O acto transformador de João Leonardo, assim descrito, convida a leituras políticas. Mas ao olharmos para a mesa e, sobretudo, para as telas, onde as beatas compõem grelhas, figuras ou superfícies cromáticas, ou as cinzas e o tabaco inventam monocromos, pensamos de imediato noutra palavra: alquimia. "Esteve sempre presente. No estúdio estive sempre a pensar em processos de transformação, para gerar, a partir desse resíduo, um certo refinamento estético".

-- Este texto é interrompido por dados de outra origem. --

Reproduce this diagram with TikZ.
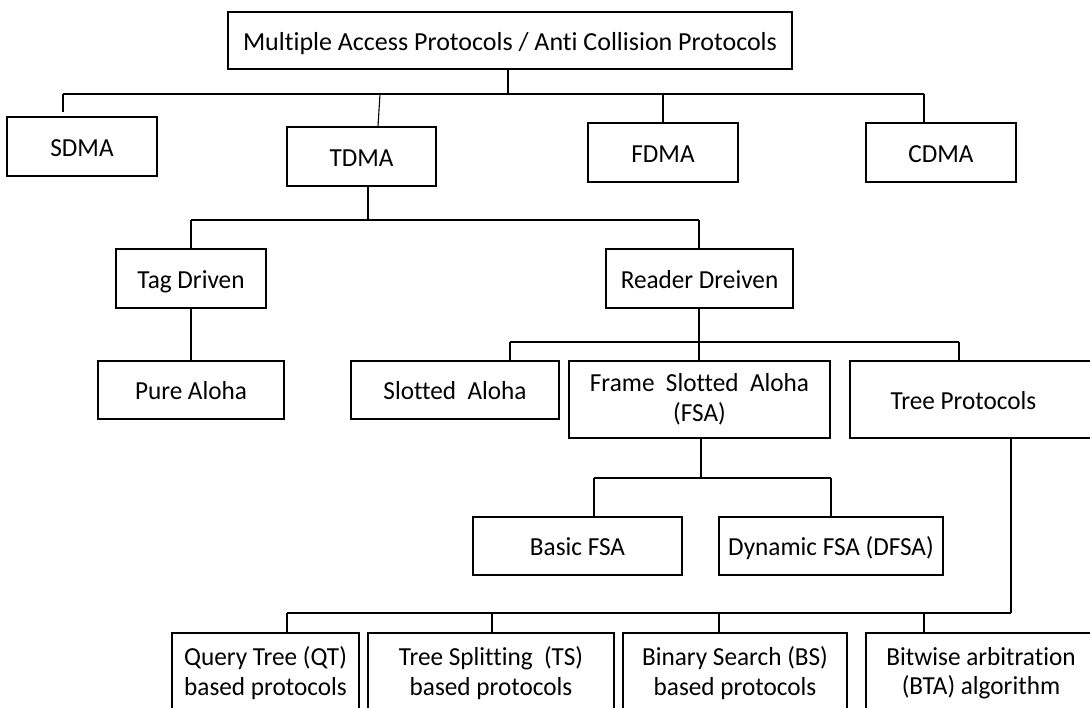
\documentclass[tikz,border=0pt]{standalone}
\usepackage{fontspec}
\setmainfont[Ligatures=NoCommon]{Carlito}
\newfontfamily\narrowfont[Ligatures=NoCommon, FakeStretch=0.97]{Carlito}
\newcommand\fs{\narrowfont\fontsize{26}{29.5}\selectfont}
\newcommand\fsroot{\fontsize{26}{29.5}\selectfont}
\begin{document}
\begin{tikzpicture}[x=1pt,y=-1pt,
  box/.style={draw, line width=1.1pt, inner sep=0pt, align=center, font=\fs},
  onebox/.style={box, text height=19.5pt, text depth=0pt},
  conn/.style={line width=1.1pt}]
\useasboundingbox (0,0) rectangle (1090,708);
\clip (0,0) rectangle (1090,708);
% level 0
\node[onebox, font=\fsroot, minimum width=564pt, minimum height=57pt] (root) at (510,40.5) {Multiple Access Protocols / Anti Collision Protocols};
% level 1
\node[onebox, minimum width=150pt, minimum height=59pt] (sdma) at (82,146.5) {SDMA};
\node[onebox, minimum width=149pt, minimum height=59pt] (tdma) at (361.5,156.5) {TDMA};
\node[onebox, minimum width=150pt, minimum height=59pt] (fdma) at (663,152.5) {FDMA};
\node[onebox, minimum width=150pt, minimum height=59pt] (cdma) at (941,152.5) {CDMA};
% level 2
\node[onebox, minimum width=150pt, minimum height=59pt] (tag) at (191,278.5) {Tag Driven};
\node[onebox, minimum width=187pt, minimum height=59pt] (reader) at (699.5,278.5) {Reader Dreiven};
% level 3
\node[onebox, minimum width=186pt, minimum height=58pt] (pure) at (191,390) {Pure Aloha};
\node[onebox, minimum width=208pt, minimum height=58pt] (slotted) at (455,390) {Slotted\ \ Aloha};
\node[box, minimum width=261pt, minimum height=77pt] (fsa) at (699.5,399.5) {Frame\ \ Slotted\ \ Aloha\\(FSA)};
\node[onebox, minimum width=250pt, minimum height=77pt] (tree) at (975,399.5) {Tree Protocols\hspace*{23pt}};
% level 4
\node[onebox, minimum width=209pt, minimum height=58pt] (basic) at (577.5,546) {Basic FSA};
\node[onebox, minimum width=224pt, minimum height=58pt] (dfsa) at (831,546) {Dynamic FSA (DFSA)};
% level 5
\node[box, minimum width=187pt, minimum height=80pt] (qt) at (265.5,673) {Query Tree (QT)\\based protocols};
\node[box, minimum width=246pt, minimum height=80pt] (ts) at (491,673) {Tree Splitting\ \ (TS)\\based protocols};
\node[box, minimum width=224pt, minimum height=80pt] (bs) at (735,673) {Binary Search (BS)\\based protocols};
\node[box, minimum width=230pt, minimum height=80pt] (bta) at (981,673) {Bitwise arbitration\\(BTA) algorithm};
% connectors level 0 -> 1
\coordinate (b0) at (508,94);
\draw[conn] (root.south -| b0) -- (b0);
\draw[conn] (63,94) -- (924,94);
\draw[conn, shorten >=4pt] (63,94) -- (63,0 |- sdma.north);
\draw[conn] (380,94) -- (378,0 |- tdma.north);
\draw[conn] (663,94) -- (fdma.north);
\draw[conn] (924,94) -- (924,0 |- cdma.north);
% TDMA -> tag / reader
\coordinate (b1) at (368,220);
\draw[conn] (tdma.south -| b1) -- (b1);
\draw[conn] (191,220) -- (699,220);
\draw[conn] (191,220) -- (tag.north);
\draw[conn] (699,220) -- (699,0 |- reader.north);
\draw[conn] (tag.south) -- (pure.north);
% reader -> slotted / fsa / tree
\coordinate (b2) at (699,342);
\draw[conn] (reader.south -| b2) -- (b2);
\draw[conn] (510,342) -- (959,342);
\draw[conn] (510,342) -- (510,0 |- slotted.north);
\draw[conn] (699,342) -- (699,0 |- fsa.north);
\draw[conn] (959,342) -- (959,0 |- tree.north);
% fsa -> basic / dfsa
\coordinate (b3) at (701,478);
\draw[conn] (fsa.south -| b3) -- (b3);
\draw[conn] (594,478) -- (831,478);
\draw[conn] (594,478) -- (594,0 |- basic.north);
\draw[conn] (831,478) -- (dfsa.north);
% tree -> bottom row
\coordinate (b4) at (1011,613);
\draw[conn] (tree.south -| b4) -- (b4);
\draw[conn] (287,613) -- (1011,613);
\draw[conn] (287,613) -- (287,0 |- qt.north);
\draw[conn] (492,613) -- (492,0 |- ts.north);
\draw[conn] (719,613) -- (719,0 |- bs.north);
\draw[conn] (924,613) -- (924,0 |- bta.north);
\end{tikzpicture}
\end{document}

A elegância formal das peças não impede, nem esconde, a acção e a resistência do corpo. Por exemplo, na tela que o artista preencheu com a frase "breath in, breath out": "Vejo-a como representação muito abstracta da vida. Nascemos a inspirar o ar e quando morremos expiramo-lo. A nicotina é algo que introduzimos nesse movimento, uma droga, uma interferência". O corpo também é evocado nos inquietantes bustos, construídos meticulosamente à base de beatas: "Foram das peças mais físicas que fiz até hoje, pois tive o molde em gesso sobre a minha cara".

"One Hundred and Six Columns, Four Heads and One Table" resultou de uma residência de um ano na Internationales Künstlerhaus Villa Condordia, na Alemanha (onde foi apresentada em Fevereiro). E representa um momento marcante no percurso de Leonardo. "Creio que desenvolvi uma linguagem visual própria. Nesse sentido [a residência] foi muito importante. Convidaram-me a trabalhar com as melhores condições. Tive um ateliê, um apartamento para viver e um ordenado ao fim do mês". Desde 2007, dois anos depois de vencer o Prémio EDP-Novos Artistas, que não vive em Portugal. "Nesse ano, no âmbito de um intercâmbio com Escola Maumaus, fui fazer um semestre de investigação na Malmö Art Academy, na Suécia. Pedir para fazer o mestrado e fiquei lá mais dois anos, até hoje".

De volta à rua, o artista acende novo cigarro. "Ainda não esgotei as possibilidades deste objecto. Quero fazer mais uma ou duas exposições com as beatas. Aliás, concebi algumas peças que, não fosse a falta de condições e tempo, já podiam estar nesta exposição. São esculturas da maior escala". Guarda a beata e prossegue: "Para mim a escultura é absolutamente fascinante. Tem uma tradição milenar e ao mesmo tempo qualquer coisa que é inatingível pelo cinema e a pintura. Uma presença física, de um objecto real. Cria uma resposta afectiva na pessoa que vê, um fascínio que não se esgota. Sinto que tenho de responder a isso".